Despite the best efforts of the W3, HTML/XHTML validation and their Web Content Accessibility Guidelines only go so far as to technically assist accessibility devices grab a websites content and make it usable. Your website can validate, pass the highly critical Bobby test and still be of no use to someone facing geniune accessibility problems.

If following the W3 isn't enough, what more can you do?

Take a look at the often overlooked subjects below.

This is improving of late as designers move over to CSS but it is still very common to see incorrectly nested header <H*> tags being used. Headers are very important document elements and a well structured web page should consist of one primary header <H1>, then subsequent (and correctly nested) subheaders <H2-6> as required. Aside from paragraphs, the use of lists is the most commonly addressed markup structure due to the abundance of examples on how to deliver navigation which is good news as this was probably the single biggest semantic mistake going.

Why <P> instead of <BR>? There aren't that many reasons why something should include a break. Designers use <BR> because <P> adds huge margins to things and puts the look of things out. Every time a new line is needed, use <P> and apply appropriate CSS. The best example of why <P> works over <BR> is a tool for dyslexics called Read-E. As you mouseover a particular block of text, the lovely Microsoft Sam (if using Windows of course) starts to speak out the contents for you. If you create paragraphs using <BR> then the entire page gets read out, not the selected block of text. This is extremely fustrating if you need to know a phrase within a block of text very far down a page.

If you need to emphasise a phrase, use <EM> or <STRONG> as they are logical tags. Using CSS to make them appear emphasised will not convey the correct tone or message to someone screen reading, or even a search engine for that matter.

Links should also be descriptive. If anchor text can summarise the page it points to, it makes it easier for a screen reader user to make the decision to view the page or not. You can rely on attributes within elements but always try and focus on the core value of an element first.

Document structure also extends to websites common sidebars. Sidebars usually contain links to external sites and other useful resources but should always follow content and not precede it. The only thing that precedes content is navigation. Using CSS you can make this appear as you wish but if you disable styles make sure users, screen readers and search engines don't have to wade through "get FireFox" links before getting at your content.

Contrast is the main issue. Some colours should not sit together as they just don't work. Try screen grabbing and putting the shot into Photoshop before turning it to greyscale. Is it still readable? Ask someone else what they think. Remember, colour blindness commonly causes reds and greens to be misinterpreted so always run the greyscale check to see how things fare.

We all do it. How many websites bleat on about the W3 standards. Ask yourself, who is your market? Does a business know or care about the W3? As an EU contracted consultant, I see many small companies and all they care about is whether it complies with the law, will the search engines like it and how much does it all cost. Tell your market what they want to hear in their language, not yours. If you have to use buzzwords or shorthand, use the associated <ABBR> and <ACRONYM> markup correctly or if you have to, include a glossary and link to it when required.

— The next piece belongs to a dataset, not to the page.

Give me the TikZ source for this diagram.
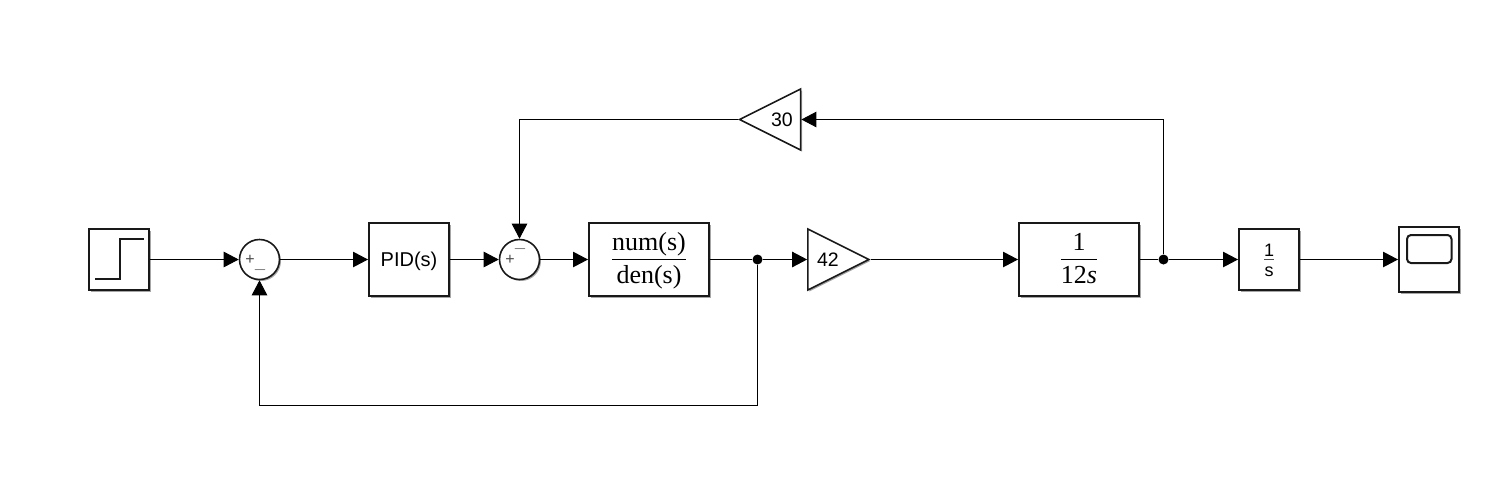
\documentclass[tikz,border=0pt]{standalone}
\usepackage{amsmath}
\usepackage{fontspec}
\setmainfont{Liberation Serif}
\setsansfont{Liberation Sans}
\usetikzlibrary{arrows.meta,shapes.geometric,shadows}
\definecolor{edgeblack}{gray}{0.1}
\definecolor{signgray}{gray}{0.3}
\newcommand{\blockfrac}[4]{\genfrac{}{}{1.5pt}{0}{\smash{\raisebox{#3}{#1}}}{\smash{\raisebox{#4}{#2}}}}
\tikzset{
shade/.style={drop shadow={shadow xshift=1.5pt,shadow yshift=-1.5pt,opacity=0.35,fill=black}},
block/.style={draw=edgeblack,line width=2pt,fill=white,shade,inner sep=0pt,minimum width=120pt,minimum height=73pt},
smallblock/.style={block,minimum width=60pt,minimum height=61pt},
fracblock/.style={block,font=\fontsize{26}{30}\selectfont,text height=29.5pt,text depth=17pt},
sumblock/.style={circle,draw=edgeblack,line width=1.6pt,fill=white,shade,inner sep=0pt,minimum size=40pt},
gainblock/.style={isosceles triangle,isosceles triangle stretches,draw=edgeblack,line width=1.6pt,fill=white,shade,inner sep=0pt,minimum width=61pt,minimum height=61pt,text height=14pt,text depth=0pt,font=\sffamily\fontsize{19.5}{22}\selectfont},
junction/.style={circle,fill=black,inner sep=0pt,minimum size=10pt},
sign/.style={inner sep=0pt,text=signgray,font=\sffamily\fontsize{16}{16}\selectfont},
wire/.style={line width=1pt},
arrow/.style={wire,-{Triangle[length=15pt,width=15.5pt]}}
}
\begin{document}
\begin{tikzpicture}[x=1pt,y=-1pt]
\useasboundingbox (0,0) rectangle (1504,491);
% forward path
\node[smallblock] (step) at (119,259.5) {};
\draw[edgeblack,line width=1.5pt] (95,279) -- (120,279) -- (120,239) -- (144,239);
\node[sumblock] (sum1) at (259.5,259.5) {};
\node[sign] (plus1) at (250,260) {+};
\node[sign] (minus1) at (260,270) {$-$};
\node[block,minimum width=80pt,text height=18pt,text depth=4pt,font=\sffamily\fontsize{20}{24}\selectfont] (pid) at (409,259.5) {PID(s)};
\node[sumblock] (sum2) at (519.5,259.5) {};
\node[sign] (plus2) at (510,260) {+};
\node[sign] (minus2) at (520,249) {$-$};
\node[fracblock] (plant) at (649,259.5) {$\blockfrac{num(s)}{den(s)}{-1.5pt}{-1pt}$};
\node[junction] (jct1) at (757.5,259.5) {};
\node[gainblock,anchor=apex] (gain42) at (871,259.5) {\hspace{2pt}42};
\node[fracblock] (intg) at (1079,259.5) {$\blockfrac{1}{12\textit{s}}{-1.5pt}{-1pt}$};
\node[junction] (jct2) at (1163.5,259.5) {};
\node[smallblock,text height=20pt,text depth=11.5pt,font=\sffamily\fontsize{18}{20}\selectfont] (intb) at (1269,259.5) {$\color{signgray}\genfrac{}{}{1.5pt}{0}{\color{black}\smash{\raisebox{-4pt}{1}}}{\color{black}\smash{\raisebox{-1pt}{s}}}$};
\node[smallblock,minimum height=65pt] (scope) at (1429,259.5) {};
\draw[edgeblack,line width=2pt,rounded corners=4pt] (1407,235) rectangle (1451.5,263);
% feedback path
\node[gainblock,shape border rotate=180,anchor=apex] (gain30) at (737.5,119.5) {30\hspace{6pt}};
\coordinate (fbdown) at (757.5,405.5);
% connectors
\draw[arrow] (step) -- (sum1);
\draw[arrow] (sum1) -- (pid);
\draw[arrow] (pid) -- (sum2);
\draw[arrow] (sum2) -- (plant);
\draw[wire] (plant) -- (jct1);
\draw[arrow] (jct1) -- (gain42.lower side);
\draw[arrow] (gain42.apex) -- (intg);
\draw[wire] (intg) -- (jct2);
\draw[arrow] (jct2) -- (intb);
\draw[arrow] (intb) -- (scope);
\draw[arrow] (jct1) -- (fbdown) -| (sum1);
\draw[arrow] (jct2) |- (gain30.lower side);
\draw[arrow] (gain30.apex) -| (sum2);
\end{tikzpicture}
\end{document}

Leave your mouse alone and see if you can navigate your website. Use tab, space and enter while forgetting access keys. Is your site accessible this way? If not, it should be. In theory, access keys aren't needed as a properly structured site should render them redundant. The big one here is those fancy 'so-called' accessible dropdown or DHTML menus. They aren't, so leave them out if you can help it. Just because someone has no arms or cannot use a mouse for whatever reason and relies on other devices to access the web, why should they be forced to run the site without styles and script enabled? Again, a website must be keyboard controlled as accessibility devices are far better conversed with a keyboard than a mouse.

Who says accessibility is about disability? I have intermediate to expert knowledge of Windows XP, Ubuntu Linux and Mac OSX, know several application and web programming languages and have been in I.T. for 10 years and I still struggle to use some websites. Keep layouts consistent. With your website, keep logo/header at the top, follow with navigation, either on top or to the left, provide the content in the middle then offer users other resources and information on the right or bottom. Consistency is the key. Familiarity means I, even my mother, can navigate your website and find what we're after without having to 'learn' your layout.

All the above are highly argumentative and come from my point of view and from my experience. Every website is inaccessible by someone, there is nothing you can do about it but by taking on board the W3's accessibility initiative and being aware of what practical usability consists of, your website can become far more effective.

I'm new to these forums so I'm interested in what peoples thoughts and comments are on this matter.